### STATED EXERCISE
Skip the pictures, please, and write out exactly the lines from the opening of the data through the line containing "sig_yticks = [-0.6, -0.8, -1.0, -1.2, -1.4]".

### DATA SHOWN

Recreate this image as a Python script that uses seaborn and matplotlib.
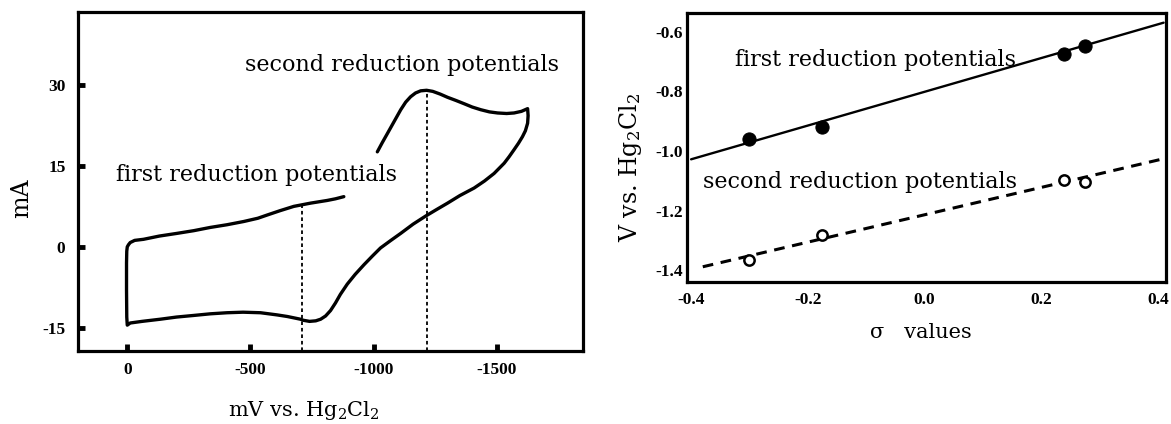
import numpy as np
import pandas as pd
import matplotlib
matplotlib.use("Agg")
import matplotlib.pyplot as plt
import seaborn as sns

# --- cyclic voltammogram (left) ---
cv_mv = [-1015, -1035, -1056, -1083, -1110, -1130, -1150, -1170, -1191, -1215,
         -1240, -1270, -1300, -1335, -1368, -1400, -1435, -1470, -1503, -1540,
         -1570, -1600, -1625, -1627, -1625, -1616, -1604, -1588, -1570, -1550,
         -1530, -1489, -1450, -1408, -1350, -1300, -1255, -1211, -1160, -1110,
         -1070, -1028, -995, -961, -925, -893, -865, -845, -825, -805,
         -785, -765, -740, -715, -703, -650, -608, -541, -470, -405,
         -337, -270, -200, -134, -60, -12, 0, 2, 3, 3,
         2, 0, -5, -12, -30, -66, -130, -202, -270, -337,
         -405, -473, -530, -568, -620, -676, -710, -744, -812, -845, -879]
cv_ma = [17.6, 19.3, 21.0, 23.2, 25.4, 26.8, 27.8, 28.5, 28.9, 29.0,
         28.8, 28.3, 27.7, 27.1, 26.5, 25.9, 25.4, 25.0, 24.8, 24.7,
         24.8, 25.1, 25.6, 24.3, 22.9, 21.5, 20.4, 19.2, 18.0, 16.7,
         15.5, 13.6, 12.2, 10.9, 9.5, 8.1, 6.9, 5.7, 4.2, 2.5,
         1.2, -0.2, -1.7, -3.3, -5.1, -6.9, -8.8, -10.4, -11.8, -12.8,
         -13.4, -13.7, -13.8, -13.6, -13.4, -12.9, -12.6, -12.2, -12.1, -12.2,
         -12.4, -12.7, -13.0, -13.4, -13.8, -14.1, -14.5, -13.0, -8.0, -3.0,
         -0.8, 0.0, 0.4, 0.8, 1.2, 1.4, 2.0, 2.5, 3.0, 3.6,
         4.1, 4.7, 5.3, 5.9, 6.7, 7.5, 7.8, 8.1, 8.6, 8.9, 9.3]
peak_mv = [-710, -1215]
peak_ma = [7.8, 29.0]
cv_xticks = [0, -500, -1000, -1500]
cv_yticks = [-15, 0, 15, 30]

# --- Hammett plot (right) ---
sigma = [-0.30, -0.175, 0.24, 0.275]
first_red = [-0.961, -0.919, -0.675, -0.648]
second_red = [-1.366, -1.282, -1.098, -1.103]
first_fit_sigma = [-0.40, 0.41]
first_fit = [-1.028, -0.569]
second_fit_sigma = [-0.38, 0.41]
second_fit = [-1.389, -1.026]
sig_xticks = [-0.4, -0.2, 0.0, 0.2, 0.4]
sig_yticks = [-0.6, -0.8, -1.0, -1.2, -1.4]

sns.set_style("white")
plt.rcParams["font.family"] = ["DejaVu Serif"]
plt.rcParams["mathtext.fontset"] = "dejavuserif"
plt.rcParams["axes.unicode_minus"] = False
for key in ("text.color", "axes.labelcolor", "xtick.color", "ytick.color"):
    plt.rcParams[key] = "black"

fig = plt.figure(figsize=(11.71, 4.24), dpi=100)
ax1 = fig.add_axes([0.0666, 0.172, 0.4313, 0.7997])
ax2 = fig.add_axes([0.5867, 0.335, 0.409, 0.634])

tick_font = dict(family="Liberation Serif", weight="bold", size=12.5)
note_size = 16

# left panel
cv = pd.DataFrame({"mV": cv_mv, "mA": cv_ma})
sns.lineplot(data=cv, x="mV", y="mA", sort=False, estimator=None,
             color="black", lw=2.4, ax=ax1)
ax1.vlines(peak_mv, -19.3, peak_ma, colors="black", lw=1.3,
           linestyles=(0, (2, 1.6)))
ax1.set_xlim(200, -1850)
ax1.set_ylim(-19.3, 43.5)
ax1.set_xticks(cv_xticks)
ax1.set_yticks(cv_yticks)
ax1.set_xticklabels([str(v) for v in cv_xticks], **tick_font)
ax1.set_yticklabels([str(v) for v in cv_yticks], **tick_font)
ax1.tick_params(bottom=True, left=True, direction="in", length=5, width=3.5,
                color="black")
ax1.tick_params(axis="y", pad=9)
ax1.tick_params(axis="x", pad=8)
ax1.set_xlabel("")
ax1.set_ylabel("")
ax1.text(-476, 33.7, "second reduction potentials", fontsize=note_size,
         ha="left", va="center")
ax1.text(45, 13.3, "first reduction potentials", fontsize=note_size,
         ha="left", va="center")

# right panel
sns.lineplot(x=first_fit_sigma, y=first_fit, color="black", lw=1.7, ax=ax2)
sns.lineplot(x=second_fit_sigma, y=second_fit, color="black", lw=2.2,
             linestyle=(0, (3.5, 2.5)), ax=ax2)
sns.scatterplot(x=sigma, y=first_red, color="black", s=90, edgecolor="black",
                ax=ax2, zorder=3)
sns.scatterplot(x=sigma, y=second_red, facecolor="white", edgecolor="black",
                linewidth=1.8, s=55, ax=ax2, zorder=3)
ax2.set_xlim(-0.407, 0.414)
ax2.set_ylim(-1.44, -0.537)
ax2.set_xticks(sig_xticks)
ax2.set_yticks(sig_yticks)
ax2.set_xticklabels([f"{v:.1f}" for v in sig_xticks], **tick_font)
ax2.set_yticklabels([f"{v:.1f}" for v in sig_yticks], **tick_font)
ax2.tick_params(length=0, pad=3)
ax2.tick_params(axis="x", pad=7)
ax2.set_xlabel("")
ax2.set_ylabel("")
ax2.text(-0.324, -0.695, "first reduction potentials", fontsize=note_size,
         ha="left", va="center")
ax2.text(-0.379, -1.104, "second reduction potentials", fontsize=note_size,
         ha="left", va="center")

for ax in (ax1, ax2):
    for sp in ax.spines.values():
        sp.set_visible(True)
        sp.set_color("black")
        sp.set_linewidth(2.3)

fig.text(22 / 1171, 1 - 198 / 424, "mA", rotation=90, fontsize=17,
         ha="center", va="center")
fig.text(304 / 1171, 1 - 410 / 424, "mV vs. Hg$_2$Cl$_2$", fontsize=15,
         ha="center", va="center")
fig.text(630 / 1171, 1 - 167 / 424, "V vs. Hg$_2$Cl$_2$", rotation=90,
         fontsize=17, ha="center", va="center")
fig.text(921 / 1171, 1 - 333 / 424, "σ   values", fontsize=15,
         ha="center", va="center")

fig.savefig("out.png", dpi=100)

### OUTPUT FOR THIS TASK
Recreate this image as a Python script that uses seaborn and matplotlib.
import numpy as np
import pandas as pd
import matplotlib
matplotlib.use("Agg")
import matplotlib.pyplot as plt
import seaborn as sns

# --- cyclic voltammogram (left) ---
cv_mv = [-1015, -1035, -1056, -1083, -1110, -1130, -1150, -1170, -1191, -1215,
         -1240, -1270, -1300, -1335, -1368, -1400, -1435, -1470, -1503, -1540,
         -1570, -1600, -1625, -1627, -1625, -1616, -1604, -1588, -1570, -1550,
         -1530, -1489, -1450, -1408, -1350, -1300, -1255, -1211, -1160, -1110,
         -1070, -1028, -995, -961, -925, -893, -865, -845, -825, -805,
         -785, -765, -740, -715, -703, -650, -608, -541, -470, -405,
         -337, -270, -200, -134, -60, -12, 0, 2, 3, 3,
         2, 0, -5, -12, -30, -66, -130, -202, -270, -337,
         -405, -473, -530, -568, -620, -676, -710, -744, -812, -845, -879]
cv_ma = [17.6, 19.3, 21.0, 23.2, 25.4, 26.8, 27.8, 28.5, 28.9, 29.0,
         28.8, 28.3, 27.7, 27.1, 26.5, 25.9, 25.4, 25.0, 24.8, 24.7,
         24.8, 25.1, 25.6, 24.3, 22.9, 21.5, 20.4, 19.2, 18.0, 16.7,
         15.5, 13.6, 12.2, 10.9, 9.5, 8.1, 6.9, 5.7, 4.2, 2.5,
         1.2, -0.2, -1.7, -3.3, -5.1, -6.9, -8.8, -10.4, -11.8, -12.8,
         -13.4, -13.7, -13.8, -13.6, -13.4, -12.9, -12.6, -12.2, -12.1, -12.2,
         -12.4, -12.7, -13.0, -13.4, -13.8, -14.1, -14.5, -13.0, -8.0, -3.0,
         -0.8, 0.0, 0.4, 0.8, 1.2, 1.4, 2.0, 2.5, 3.0, 3.6,
         4.1, 4.7, 5.3, 5.9, 6.7, 7.5, 7.8, 8.1, 8.6, 8.9, 9.3]
peak_mv = [-710, -1215]
peak_ma = [7.8, 29.0]
cv_xticks = [0, -500, -1000, -1500]
cv_yticks = [-15, 0, 15, 30]

# --- Hammett plot (right) ---
sigma = [-0.30, -0.175, 0.24, 0.275]
first_red = [-0.961, -0.919, -0.675, -0.648]
second_red = [-1.366, -1.282, -1.098, -1.103]
first_fit_sigma = [-0.40, 0.41]
first_fit = [-1.028, -0.569]
second_fit_sigma = [-0.38, 0.41]
second_fit = [-1.389, -1.026]
sig_xticks = [-0.4, -0.2, 0.0, 0.2, 0.4]
sig_yticks = [-0.6, -0.8, -1.0, -1.2, -1.4]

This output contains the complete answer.